Attorney General Xavier Becerra released a 129-page report on Tuesday that described detainees who were held in cells for 22 hours a day, had their confidential medical records compromised and encountered language barriers that interfered with due process. 

The investigation was prompted by widespread reports that immigrant families and lawful asylum seekers, many of whom are fleeing desperate conditions in their home countries, are being detained indefinitely in inhumane conditions after being intercepted at the border.

Deputy Attorney General Marisol León of the Department’s Civil Rights Enforcement Section described hearing “soul crushing” stories from youth at the Yolo County Juvenile Detention Facility who crossed multiple borders to flee violence and persecution, only to be “re-traumatized” by their experience at the American detention center. León said youth were not receiving proper mental health services from detention officials. 

León also recounted hearing of a man whose baby was "torn from his arms" when he was detained, and of women who are not receiving proper medication while in the facilities.

California has remained at odds with the Trump administration over immigration policy, with Governor Gavin Newsom withdrawing National Guard troops from the border following President Trump’s declaration of a national emergency to procure funding for a border wall.

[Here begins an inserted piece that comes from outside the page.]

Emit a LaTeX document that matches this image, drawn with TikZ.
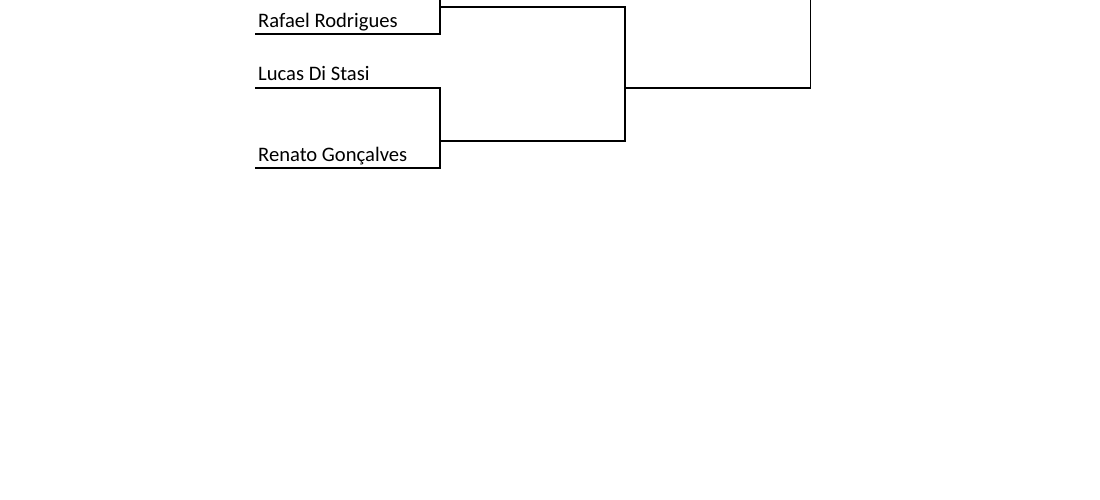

Becerra said that the detainees had not been convicted of any crime, but found themselves in conditions that would be harsh even for hardened criminals. He said that officials at some facilities expressed a willingness to improve those conditions, while others did not.

The state has also come under fire for “sanctuary state” legislation, that forbids local law enforcement officials from cooperating with Immigrations and Customs Enforcement in most situations.

KCBS Radio has requested comment from the Yolo County facility managers, one of 10 civil immigration detention centers in the state.